:: Task description ::
The listing below begins with the first line you should copy; stop after the line containing "import plotly.graph_objects as go", and drop every picture.

-- Begin Collected data --

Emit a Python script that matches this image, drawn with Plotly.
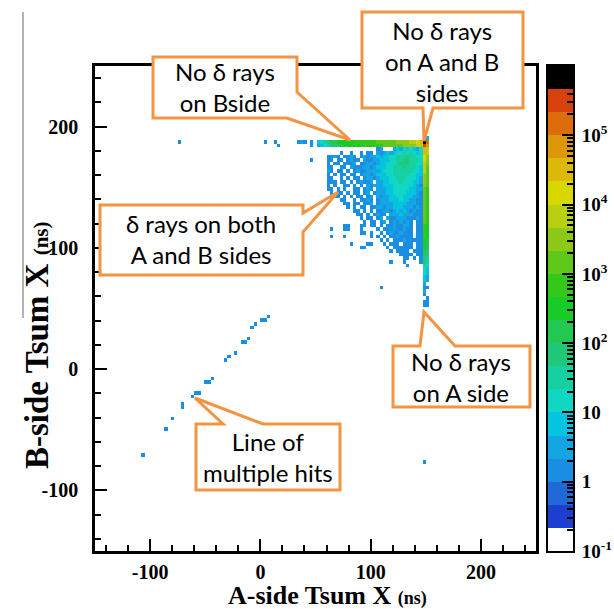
import math
import plotly.graph_objects as go

# ---------------- data ----------------
BIN_W = 3.0                      # ns per bin
HIST_LO, HIST_HI = -150.0, 249.0 # histogram range (both axes)

# colour band index of each cell: '.' empty, 0..9, a..k = 10..20
# band k  <->  log10(counts) in [-1 + k/3, -1 + (k+1)/3)
BANDS = "0123456789abcdefghijk"

# dense region: columns start at x = 51 ns, rows start at y = 192..195 ns (row 0) going down
CLUSTER_X0 = 51.0
CLUSTER_YTOP = 192.0
cluster_rows = [
    ".... .... .... .... .... .... .... ....",
    ".... .... .... .... .... .... .... ....",
    "5678 99aa aaab bbbb bbcc cccc dddd eefg",
    "4567 8899 aaaa abbb bbbb cccc ccdd ddee",
    ".... .... .... .... ..34 ...4 5465 6546",
    ".... ...3 ..3. .3.3 3.43 4545 6676 7656",
    "...3 343. 3343 .343 4454 5566 7778 7766",
    "...3 3.33 .343 3.43 3445 5566 7788 7776",
    "...3 .33. 3334 .334 4345 5666 7888 7766",
    "...3 3..3 3.43 3344 3455 5667 7787 7765",
    "...4 3.33 .3.3 4334 4445 6667 7777 7665",
    "...3 .3.3 3.33 .344 3455 5667 7777 6655",
    "...3 3..3 .3.3 3.34 4345 5566 7776 6654",
    "...3 33.3 3.3. 3433 4.44 5566 6766 6554",
    "...3 .3.. 33.3 .3.4 3444 5556 6666 6543",
    "...3 3.3. 3..3 3.34 3.44 4556 6666 5544",
    ".... 3.33 .3.3 3.34 .344 4556 6665 5543",
    ".... .33. 3.3. 33.3 4.43 4455 6655 5443",
    ".... ...3 3..3 .334 3.34 4455 5655 4433",
    ".... .... 33.3 3.33 4.34 4445 5554 4433",
    ".... .... .3.3 .33. 3344 3445 5544 4343",
    ".... .... ...3 3.3. 3.33 4434 5454 3433",
    ".... .... .... 33.3 .343 3.44 4544 4333",
    ".... .... .... .3.3 3.34 .433 4443 3343",
    ".... .... .... ..3. 33.3 4.34 3434 3.33",
    ".... .... 33.. .33. 33.3 .334 3344 3.33",
    ".... 3... 33.. .3.. ..3. 3334 3343 3.33",
    ".... .... .... .33. 3..3 .343 3433 3.33",
    ".... 3... 3... .... 3.3. 3.33 4333 3.33",
    ".... .... .... .... ...3 .3.3 3343 3333",
    ".... .... ..3. ...3 3... 3.33 3.33 3.33",
    ".... .... .... .33. .... .3.3 3333 3.33",
    ".... .... .... .... .... ..3. 3333 .333",
    ".... .... .... .... .... .... .333 3.33",
    ".... .... .... .... .... .... ..33 .3.3",
    ".... .... .... .... .... ..3. ..3. ...3",
    ".... .... .... .... .... .... ...3 ....",
    ".... .... .... .... .... .... .... ....",
    ".... .... .... .... .... .... .... ....",
    ".... .... .... .... .... .... .... ....",
    ".... .... .... .... .... .... .... ....",
    ".... .... .... .... .... .... .... ....",
    ".... .... .... .... ...3 .... .... ....",
]

# vertical band (no delta rays on A side): two columns, same rows as above
VBAND_X0 = [147.0, 150.0]
vband_cols = [
    "..kj ggff eeed dddc cccc cccc cbbb baaa 9988 7665 5434 3.33 .",
    ".4ih eedd dccc cccb bbbb bbbb baaa a999 8877 6554 4.3. .333 .",
]

# isolated hits (bin centres, ns) and their band
iso_x = [-73.5, 4.5, 13.5, 16.5, 34.5, 37.5, 40.5, 46.5, 46.5, 46.5, 148.5]
iso_y = [187.5, 187.5, 187.5, 184.5, 187.5, 187.5, 187.5, 187.5, 184.5, 172.5, -76.5]
iso_band = [3, 3, 3, 3, 3, 4, 3, 3, 3, 3, 3]

# line of multiple hits (bin centres, ns)
diag_x = [7.5, 1.5, 4.5, -4.5, -7.5, -10.5, -16.5, -13.5, -22.5, -28.5, -31.5,
          -43.5, -49.5, -46.5, -58.5, -55.5, -61.5, -70.5, -70.5, -79.5, -85.5, -106.5]
diag_y = [43.5, 40.5, 40.5, 37.5, 34.5, 25.5, 22.5, 22.5, 13.5, 10.5, 7.5,
          -7.5, -10.5, -10.5, -19.5, -19.5, -22.5, -28.5, -31.5, -40.5, -49.5, -70.5]
diag_band = [3] * len(diag_x)

# axis ticks (hyphen-minus as in the source)
axis_tickvals = [-100, 0, 100, 200]
axis_ticktext = ["-100", "0", "100", "200"]

# palette (21 contour bands, bottom to top) and colour-axis range (log10)
palette = ["#ffffff", "#1c3fd0", "#2269d8", "#1a8ee2", "#14a6e2", "#05c4e0",
           "#12d6c4", "#17d0a2", "#20c87a", "#22c850", "#18cc28", "#34c81a",
           "#60c818", "#8ec818", "#b8d010", "#d8d800", "#dcb808", "#dc9808",
           "#dc6c0c", "#d8400c", "#000000"]
LOGZ_MIN, LOGZ_MAX = -1.0, 6.0
cb_tickvals = [-1, 0, 1, 2, 3, 4, 5]
cb_ticktext = ["10<sup>-1</sup>", "1", "10", "10<sup>2</sup>", "10<sup>3</sup>",
               "10<sup>4</sup>", "10<sup>5</sup>"]

# ---------------- build the histogram ----------------
nb = int(round((HIST_HI - HIST_LO) / BIN_W))
centers = [HIST_LO + BIN_W * (k + 0.5) for k in range(nb)]
z = [[None] * nb for _ in range(nb)]


def band_to_count(k):
    return 10 ** (LOGZ_MIN + (k + 0.5) / 3.0)


def put(xc, yc, k):
    ix = int(round((xc - centers[0]) / BIN_W))
    iy = int(round((yc - centers[0]) / BIN_W))
    if 0 <= ix < nb and 0 <= iy < nb:
        z[iy][ix] = math.log10(band_to_count(k))


for r, row in enumerate(cluster_rows):
    s = row.replace(" ", "")
    for ci, ch in enumerate(s):
        if ch != ".":
            put(CLUSTER_X0 + BIN_W * (ci + 0.5), CLUSTER_YTOP - BIN_W * r + BIN_W / 2, BANDS.index(ch))

for x0, col in zip(VBAND_X0, vband_cols):
    s = col.replace(" ", "")
    for r, ch in enumerate(s):
        if ch != ".":
            put(x0 + BIN_W / 2, CLUSTER_YTOP - BIN_W * r + BIN_W / 2, BANDS.index(ch))

for xs, ys, bs in ((iso_x, iso_y, iso_band), (diag_x, diag_y, diag_band)):
    for xc, yc, k in zip(xs, ys, bs):
        put(xc, yc, k)

nband = len(palette)
colorscale = []
for k, c in enumerate(palette):
    colorscale.append([k / nband, c])
    colorscale.append([(k + 1) / nband, c])

fig = go.Figure()
fig.add_trace(go.Heatmap(x=centers, y=centers, z=z, zmin=LOGZ_MIN, zmax=LOGZ_MAX,
                         colorscale=colorscale, showscale=False, hoverongaps=False,
                         xaxis="x", yaxis="y"))

# colour bar drawn as its own little axis so it can carry log minor ticks
cb_levels = [LOGZ_MIN + (k + 0.5) / 3.0 for k in range(nband)]
fig.add_trace(go.Heatmap(x=[0], y=cb_levels, z=[[v] for v in cb_levels],
                         zmin=LOGZ_MIN, zmax=LOGZ_MAX, colorscale=colorscale,
                         showscale=False, xaxis="x2", yaxis="y2", hoverinfo="skip"))

# ---------------- layout ----------------
W, H = 614, 609
L, R, T, B = 95, 41, 66, 58
PW, PH = W - L - R, H - T - B
FRAME_RIGHT = 536
CB_LEFT = 548


def px(xp):
    return (xp - L) / PW


def py(yp):
    return (H - B - yp) / PH


serif = "Liberation Serif"
axis_common = dict(showgrid=False, zeroline=False, showline=True, linecolor="black",
                   linewidth=2.5, mirror=True, ticks="inside", ticklen=12, tickwidth=2,
                   tickcolor="black", tickmode="array", tickvals=axis_tickvals,
                   ticktext=axis_ticktext,
                   minor=dict(tickmode="linear", tick0=0, dtick=20, ticks="inside",
                              ticklen=6, tickwidth=2, tickcolor="black"),
                   tickfont=dict(family=serif, size=20, color="black", weight="bold"),
                   range=[-150, 250], automargin=False, fixedrange=True)

minor_vals = [n + math.log10(m) for n in range(-1, 6) for m in range(2, 10)]

fig.update_layout(
    template="none",
    width=W, height=H,
    margin=dict(l=L, r=R, t=T, b=B, pad=0),
    paper_bgcolor="white", plot_bgcolor="white",
    showlegend=False,
    xaxis=dict(domain=[0, px(FRAME_RIGHT)], anchor="y", ticklabelstandoff=1, **axis_common),
    yaxis=dict(domain=[0, 1], anchor="x", ticklabelstandoff=10, **axis_common),
    xaxis2=dict(domain=[px(CB_LEFT), 1], anchor="y2", range=[-0.5, 0.5], showgrid=False,
                zeroline=False, showline=True, linecolor="black", linewidth=2, mirror=True,
                showticklabels=False, ticks="", automargin=False, fixedrange=True),
    yaxis2=dict(domain=[0, 1], anchor="x2", side="right", range=[LOGZ_MIN, LOGZ_MAX],
                showgrid=False, zeroline=False, showline=True, linecolor="black",
                linewidth=2, mirror=True, ticks="inside", ticklen=11, tickwidth=1.5,
                tickcolor="black", tickmode="array", tickvals=cb_tickvals,
                ticktext=cb_ticktext,
                minor=dict(tickmode="array", tickvals=minor_vals, ticks="inside",
                           ticklen=6, tickwidth=1.5, tickcolor="black"),
                tickfont=dict(family=serif, size=19, color="black", weight="bold"),
                ticklabelstandoff=3, automargin=False, fixedrange=True),
)

# ---------------- call-out boxes ----------------
ORANGE = "#F39443"


def path_from(points):
    pts = ["%s%.5f,%.5f" % ("M" if i == 0 else "L", px(a), py(b)) for i, (a, b) in enumerate(points)]
    return " ".join(pts) + " Z"


callouts = [
    ([(153, 57), (297, 57), (297, 92), (350, 140), (287, 118), (153, 118)],
     (225, 87), "No δ rays<br>on Bside"),
    ([(362, 12), (523, 12), (523, 108), (433, 108), (424, 141), (423, 108), (362, 108)],
     (442, 61), "No δ rays<br>on A and B<br>sides"),
    ([(100, 205), (303, 205), (303, 213), (338, 192), (303, 232), (303, 275), (100, 275)],
     (201, 239), "δ rays on both<br>A and B sides"),
    ([(393, 346), (420, 346), (424, 312), (455, 346), (530, 346), (530, 407), (393, 407)],
     (461, 377), "No δ rays<br>on A side"),
    ([(196, 424), (223, 424), (195, 398), (263, 424), (340, 424), (340, 490), (196, 490)],
     (268, 457), "Line of<br>multiple hits"),
]

shapes = []
annotations = []
for pts, (cx, cy), txt in callouts:
    shapes.append(dict(type="path", xref="paper", yref="paper", path=path_from(pts),
                       fillcolor="white", line=dict(color=ORANGE, width=3), layer="above"))
    annotations.append(dict(xref="paper", yref="paper", x=px(cx), y=py(cy), text=txt,
                            showarrow=False, xanchor="center", yanchor="middle",
                            font=dict(family="Lato", size=24, color="black"), align="center"))

# thin grey rule at the top left (part of the source image)
shapes.append(dict(type="line", xref="paper", yref="paper", x0=px(23), x1=px(23),
                   y0=py(12), y1=py(318), line=dict(color="#9a9a9a", width=1.5)))

# axis titles
annotations.append(dict(xref="paper", yref="paper", x=px(327), y=py(595),
                        text="<b>A-side Tsum X</b> <span style='font-size:18px'><b>(ns)</b></span>",
                        showarrow=False, xanchor="center", yanchor="middle",
                        font=dict(family=serif, size=26, color="black")))
annotations.append(dict(xref="paper", yref="paper", x=px(37), y=py(345), textangle=-90,
                        text="<b>B-side Tsum X</b> <span style='font-size:21px'><b>(ns)</b></span>",
                        showarrow=False, xanchor="center", yanchor="middle",
                        font=dict(family=serif, size=33, color="black")))

fig.update_layout(shapes=shapes, annotations=annotations)

fig.write_html("out.html", config={"displayModeBar": False},
               post_script="document.body.style.margin='0';document.body.style.padding='0';")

-- End Collected data --

:: The completed task ::
Emit a Python script that matches this image, drawn with Plotly.
import math
import plotly.graph_objects as go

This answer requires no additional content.